I don't text. Why would I tweet on Twitter?
But I signed up anyway.
Go figure.
But first, the texting.
A couple of years ago I worked with texters. I have the most basic of cellphones; no camera, no music and a screen so small that I have to squint really hard just to screen my calls. And forget trying to see what time it is.
At first, I couldn't figure out why my phone would buzz and vibrate and nobody would ever talk when I answered it. When I started being asked why I never returned texts, I slowly started piecing things together.
I'm analytical that way.
I managed to fire off a few texts for a while. At first, I spelled out numbers because I didn't know how to send them the right way. Everybody thought that was funny, but it took me a long time to text a phone number, especially having to include the area code first.
Alas, I didn't stick with it.
Fast-forward a few months, and I'm living at the Pacific Plaza Hotel in Yuzhno-Sakhalinsk, in the Russian Far East. I was there on a project, and a driver was assigned to cart me around. Kiril was a great kid, except for the texting.
There is little more aggravating than a company cellphone humming on the nightstand at 3AM, with a message from a drunk Russian kid, apologizing for running out of gas a couple of days earlier.
Kiril and I communicated pretty well verbally, but text messages sent in broken English slang are murder.
But back to Twitter.
I love writing and playing around with this blog. Most who write or paint or play the cello do what they do and usually want other people to like it, too.
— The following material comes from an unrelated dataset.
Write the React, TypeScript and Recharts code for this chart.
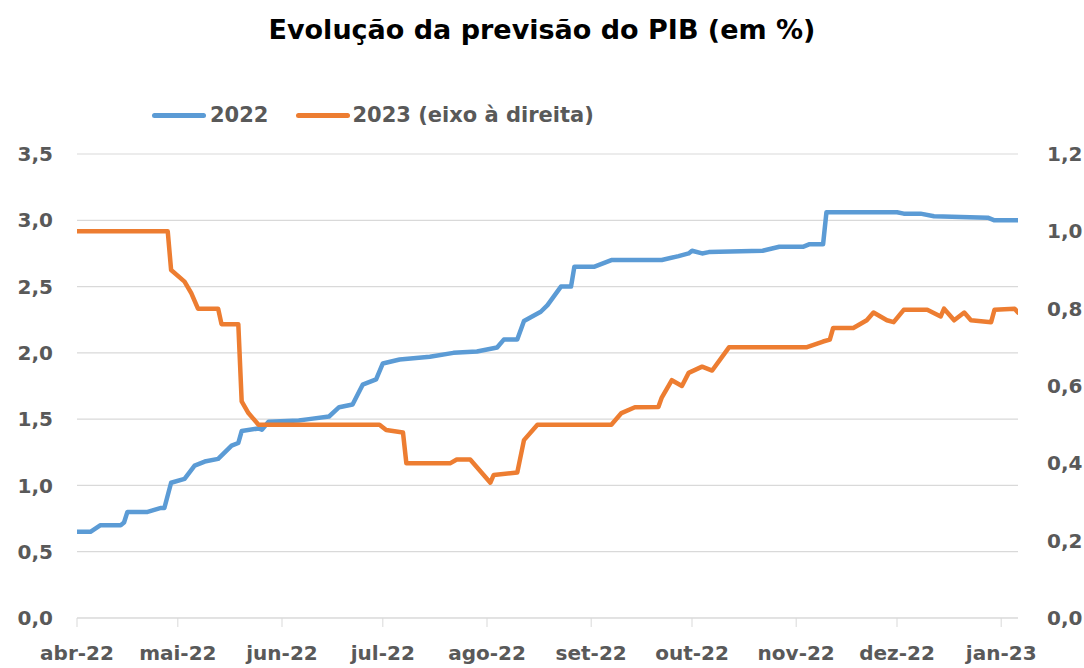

I knew that Twitter was being billed as a "micro-blog," and I thought I'd give it a try to see if it would drive traffic to JackRabbit Café. I searched around through the dizzying array of widgets and badges until I found one that actually worked. Of course, it had that washed-out aqua Twitter logo with the high-schoolish font, which reminds me of the lettering on late '70s/early '80s-era softball uniforms.
My intention was not to blast off inane "tweets"; believe me, the Tweet-O-Sphere is awash in those already. I simply wanted more visitors here.
After a few days of a flooded e-mail inbox--fellow Tweeters (Twitterers?) "following" me and wanting reciprocity (and no appreciable increase in Twitter-driven traffic), I'm done.
I've concluded that Twitter is a wasteland of lonely, gadget-addicted people who spend many hours each day speaking to strangers in short bursts of abbreviated nonsense. I wasn't trying to sell anybody anything; I was only looking for eyes. But there are tons of sales schemes on Twitter, from self-defined self-help gurus to get-rich-quick Ralph Kramdens to come-to-Jesus, tax-revolt right-wingers.
It's all just time-gobbling texting. I just want to write.
Goodbye to all that. They can take their widget back and my followers are now free to find another Manson.